• Written exercise: Each record that follows should be repeated exactly, minus any images.

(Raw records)
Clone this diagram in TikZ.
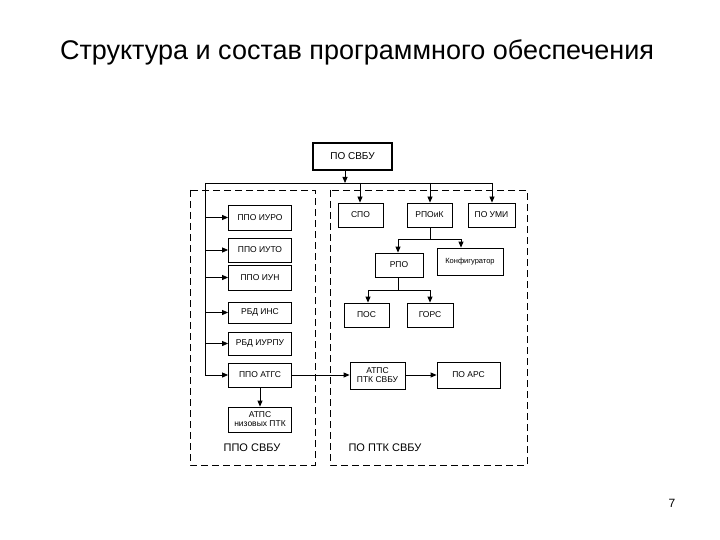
\documentclass[tikz,border=0pt]{standalone}
\usepackage{fontspec}
\setmainfont{Liberation Sans}
\usetikzlibrary{arrows.meta}
\begin{document}
\begin{tikzpicture}[x=1pt,y=-1pt,
  bx/.style={draw,thick,inner sep=0pt,align=center,font=\fontsize{8.5}{9}\selectfont},
  ar/.style={-{Triangle[length=6pt,width=5pt]},thick},
  ln/.style={thick},
  dsh/.style={draw,thick,dash pattern=on 7pt off 4pt}]
\useasboundingbox (0,0) rectangle (720,540);
\node[font=\fontsize{27}{30}\selectfont] (title) at (357,52) {Структура и состав программного обеспечения};
\node[font=\fontsize{12}{14}\selectfont] (pg) at (672,503) {7};
\draw[dsh] (190,190) rectangle (315,465);
\draw[dsh] (330,190) rectangle (527,465);
\node[bx,line width=1.6pt,minimum width=79pt,minimum height=27pt,font=\fontsize{10}{12}\selectfont] (top) at (352.5,156.5) {ПО СВБУ};
\tikzset{lb/.style={bx,minimum width=63pt}}
\node[lb,minimum height=25pt] (l1) at (260,217.5) {ППО ИУРО};
\node[lb,minimum height=24pt] (l2) at (260,250) {ППО ИУТО};
\node[lb,minimum height=25pt] (l3) at (260,277.5) {ППО ИУН};
\node[lb,minimum height=21pt] (l4) at (260,312.5) {РБД ИНС};
\node[lb,minimum height=23pt] (l5) at (260,343.5) {РБД ИУРПУ};
\node[lb,minimum height=24pt] (l6) at (260,375) {ППО АТГС};
\node[lb,minimum height=25pt] (l7) at (260,419.5) {АТПС\\низовых ПТК};
\node[bx,minimum width=45pt,minimum height=24pt] (spo) at (360.5,215) {СПО};
\node[bx,minimum width=45pt,minimum height=24pt] (rpoik) at (429.5,215) {РПОиК};
\node[bx,minimum width=47pt,minimum height=24pt] (umi) at (491.5,215) {ПО УМИ};
\node[bx,minimum width=48pt,minimum height=24pt] (rpo) at (399,265) {РПО};
\node[bx,minimum width=66pt,minimum height=27pt,font=\fontsize{7.5}{9}\selectfont] (konf) at (470,261.5) {Конфигуратор};
\node[bx,minimum width=45pt,minimum height=24pt] (pos) at (366.5,315) {ПОС};
\node[bx,minimum width=46pt,minimum height=24pt] (gors) at (430,315) {ГОРС};
\node[bx,minimum width=55pt,minimum height=27pt] (atps) at (377.5,375.5) {АТПС\\ПТК СВБУ};
\node[bx,minimum width=63pt,minimum height=26pt] (ars) at (468.5,375) {ПО АРС};
\node (lab1) at (252,448) {\fontsize{11}{13}\selectfont ППО СВБУ};
\node (lab2) at (385,448) {\fontsize{11}{13}\selectfont ПО ПТК СВБУ};
\coordinate (bus) at (345,183);
\draw[ar] (top.south -| bus) -- (bus);
\draw[ln] (205,183) -- (492,183);
\draw[ln] (205,183) -- (205,375);
\foreach \n in {l1,l2,l3,l4,l5,l6} \draw[ar] (205,0 |- \n.west) -- (\n.west);
\draw[ar] (360,183) -- (spo.north -| 360,0);
\draw[ar] (430,183) -- (rpoik.north -| 430,0);
\draw[ar] (492,183) -- (umi.north -| 492,0);
\draw[ln] (rpoik.south -| 430,0) -- (430,239);
\draw[ln] (398,239) -- (461,239);
\draw[ar] (398,239) -- (rpo.north -| 398,0);
\draw[ar] (461,239) -- (konf.north -| 461,0);
\draw[ln] (rpo.south -| 398,0) -- (398,290);
\draw[ln] (368,290) -- (430,290);
\draw[ar] (368,290) -- (pos.north -| 368,0);
\draw[ar] (430,290) -- (gors.north -| 430,0);
\draw[ar] (l6.south) -- (l7.north);
\draw[ar] (l6.east) -- (atps.west |- l6.east);
\draw[ar] (atps.east |- ars.west) -- (ars.west);
\end{tikzpicture}
\end{document}
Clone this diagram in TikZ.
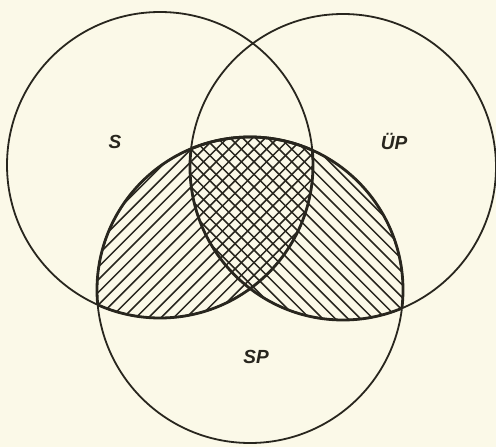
\documentclass[tikz,border=0pt]{standalone}
\usepackage{fontspec}
\setmainfont{Liberation Sans}
\definecolor{paper}{RGB}{251,249,232}
\definecolor{ink}{RGB}{40,38,30}
\begin{document}
\begin{tikzpicture}[x=1pt,y=-1pt,
  circ/.style={draw=ink,line width=1.8pt},
  thick outline/.style={draw=ink,line width=2.8pt},
  hatch/.style={draw=ink,line width=1.5pt},
  lbl/.style={font=\fontsize{19}{19}\selectfont\bfseries\itshape,text=ink}]
\fill[paper] (0,0) rectangle (496,447);
\useasboundingbox (0,0) rectangle (496,447);
\def\R{153}
\coordinate (cS) at (160,165);
\coordinate (cU) at (343,167);
\coordinate (cP) at (250,290);
% hatching S ∩ SP
\begin{scope}
  \clip (cS) circle (\R);
  \clip (cP) circle (\R);
  \foreach \c in {0,12.6,...,1000} \draw[hatch] (\c,0) -- (\c-500,500);
\end{scope}
% hatching UP ∩ SP
\begin{scope}
  \clip (cU) circle (\R);
  \clip (cP) circle (\R);
  \foreach \c in {-500,-487.4,...,500} \draw[hatch] (\c,0) -- (\c+500,500);
\end{scope}
% circles
\draw[circ] (cS) circle (\R);
\draw[circ] (cU) circle (\R);
\draw[circ] (cP) circle (\R);
% thick outline of hatched area
\begin{scope}
  \clip (cP) circle (\R);
  \draw[thick outline] (cS) circle (\R);
  \draw[thick outline] (cU) circle (\R);
\end{scope}
\begin{scope}
  \clip (cS) circle (\R);
  \draw[thick outline] (cP) circle (\R);
\end{scope}
\begin{scope}
  \clip (cU) circle (\R);
  \draw[thick outline] (cP) circle (\R);
\end{scope}
% labels
\node[lbl] (lS) at (115,142) {S};
\node[lbl] (lU) at (394,141) {ÜP};
\node[lbl] (lP) at (256,357) {SP};
\end{tikzpicture}
\end{document}
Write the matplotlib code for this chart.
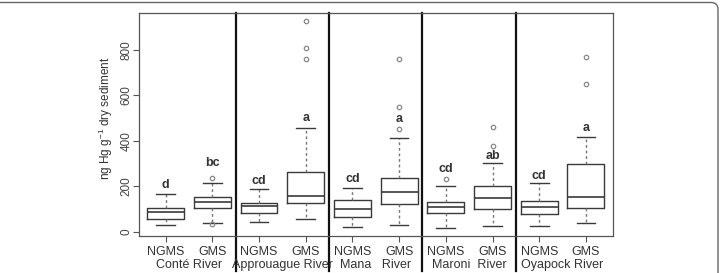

• Response below:
Clone this diagram in TikZ.
\documentclass[tikz,border=0pt]{standalone}
\usepackage{fontspec}
\setmainfont{Liberation Sans}
\usetikzlibrary{arrows.meta}
\begin{document}
\begin{tikzpicture}[x=1pt,y=-1pt,
  bx/.style={draw,thick,inner sep=0pt,align=center,font=\fontsize{8.5}{9}\selectfont},
  ar/.style={-{Triangle[length=6pt,width=5pt]},thick},
  ln/.style={thick},
  dsh/.style={draw,thick,dash pattern=on 7pt off 4pt}]
\useasboundingbox (0,0) rectangle (720,540);
\node[font=\fontsize{27}{30}\selectfont] (title) at (357,52) {Структура и состав программного обеспечения};
\node[font=\fontsize{12}{14}\selectfont] (pg) at (672,503) {7};
\draw[dsh] (190,190) rectangle (315,465);
\draw[dsh] (330,190) rectangle (527,465);
\node[bx,line width=1.6pt,minimum width=79pt,minimum height=27pt,font=\fontsize{10}{12}\selectfont] (top) at (352.5,156.5) {ПО СВБУ};
\tikzset{lb/.style={bx,minimum width=63pt}}
\node[lb,minimum height=25pt] (l1) at (260,217.5) {ППО ИУРО};
\node[lb,minimum height=24pt] (l2) at (260,250) {ППО ИУТО};
\node[lb,minimum height=25pt] (l3) at (260,277.5) {ППО ИУН};
\node[lb,minimum height=21pt] (l4) at (260,312.5) {РБД ИНС};
\node[lb,minimum height=23pt] (l5) at (260,343.5) {РБД ИУРПУ};
\node[lb,minimum height=24pt] (l6) at (260,375) {ППО АТГС};
\node[lb,minimum height=25pt] (l7) at (260,419.5) {АТПС\\низовых ПТК};
\node[bx,minimum width=45pt,minimum height=24pt] (spo) at (360.5,215) {СПО};
\node[bx,minimum width=45pt,minimum height=24pt] (rpoik) at (429.5,215) {РПОиК};
\node[bx,minimum width=47pt,minimum height=24pt] (umi) at (491.5,215) {ПО УМИ};
\node[bx,minimum width=48pt,minimum height=24pt] (rpo) at (399,265) {РПО};
\node[bx,minimum width=66pt,minimum height=27pt,font=\fontsize{7.5}{9}\selectfont] (konf) at (470,261.5) {Конфигуратор};
\node[bx,minimum width=45pt,minimum height=24pt] (pos) at (366.5,315) {ПОС};
\node[bx,minimum width=46pt,minimum height=24pt] (gors) at (430,315) {ГОРС};
\node[bx,minimum width=55pt,minimum height=27pt] (atps) at (377.5,375.5) {АТПС\\ПТК СВБУ};
\node[bx,minimum width=63pt,minimum height=26pt] (ars) at (468.5,375) {ПО АРС};
\node (lab1) at (252,448) {\fontsize{11}{13}\selectfont ППО СВБУ};
\node (lab2) at (385,448) {\fontsize{11}{13}\selectfont ПО ПТК СВБУ};
\coordinate (bus) at (345,183);
\draw[ar] (top.south -| bus) -- (bus);
\draw[ln] (205,183) -- (492,183);
\draw[ln] (205,183) -- (205,375);
\foreach \n in {l1,l2,l3,l4,l5,l6} \draw[ar] (205,0 |- \n.west) -- (\n.west);
\draw[ar] (360,183) -- (spo.north -| 360,0);
\draw[ar] (430,183) -- (rpoik.north -| 430,0);
\draw[ar] (492,183) -- (umi.north -| 492,0);
\draw[ln] (rpoik.south -| 430,0) -- (430,239);
\draw[ln] (398,239) -- (461,239);
\draw[ar] (398,239) -- (rpo.north -| 398,0);
\draw[ar] (461,239) -- (konf.north -| 461,0);
\draw[ln] (rpo.south -| 398,0) -- (398,290);
\draw[ln] (368,290) -- (430,290);
\draw[ar] (368,290) -- (pos.north -| 368,0);
\draw[ar] (430,290) -- (gors.north -| 430,0);
\draw[ar] (l6.south) -- (l7.north);
\draw[ar] (l6.east) -- (atps.west |- l6.east);
\draw[ar] (atps.east |- ars.west) -- (ars.west);
\end{tikzpicture}
\end{document}
Clone this diagram in TikZ.
\documentclass[tikz,border=0pt]{standalone}
\usepackage{fontspec}
\setmainfont{Liberation Sans}
\definecolor{paper}{RGB}{251,249,232}
\definecolor{ink}{RGB}{40,38,30}
\begin{document}
\begin{tikzpicture}[x=1pt,y=-1pt,
  circ/.style={draw=ink,line width=1.8pt},
  thick outline/.style={draw=ink,line width=2.8pt},
  hatch/.style={draw=ink,line width=1.5pt},
  lbl/.style={font=\fontsize{19}{19}\selectfont\bfseries\itshape,text=ink}]
\fill[paper] (0,0) rectangle (496,447);
\useasboundingbox (0,0) rectangle (496,447);
\def\R{153}
\coordinate (cS) at (160,165);
\coordinate (cU) at (343,167);
\coordinate (cP) at (250,290);
% hatching S ∩ SP
\begin{scope}
  \clip (cS) circle (\R);
  \clip (cP) circle (\R);
  \foreach \c in {0,12.6,...,1000} \draw[hatch] (\c,0) -- (\c-500,500);
\end{scope}
% hatching UP ∩ SP
\begin{scope}
  \clip (cU) circle (\R);
  \clip (cP) circle (\R);
  \foreach \c in {-500,-487.4,...,500} \draw[hatch] (\c,0) -- (\c+500,500);
\end{scope}
% circles
\draw[circ] (cS) circle (\R);
\draw[circ] (cU) circle (\R);
\draw[circ] (cP) circle (\R);
% thick outline of hatched area
\begin{scope}
  \clip (cP) circle (\R);
  \draw[thick outline] (cS) circle (\R);
  \draw[thick outline] (cU) circle (\R);
\end{scope}
\begin{scope}
  \clip (cS) circle (\R);
  \draw[thick outline] (cP) circle (\R);
\end{scope}
\begin{scope}
  \clip (cU) circle (\R);
  \draw[thick outline] (cP) circle (\R);
\end{scope}
% labels
\node[lbl] (lS) at (115,142) {S};
\node[lbl] (lU) at (394,141) {ÜP};
\node[lbl] (lP) at (256,357) {SP};
\end{tikzpicture}
\end{document}
Write the matplotlib code for this chart.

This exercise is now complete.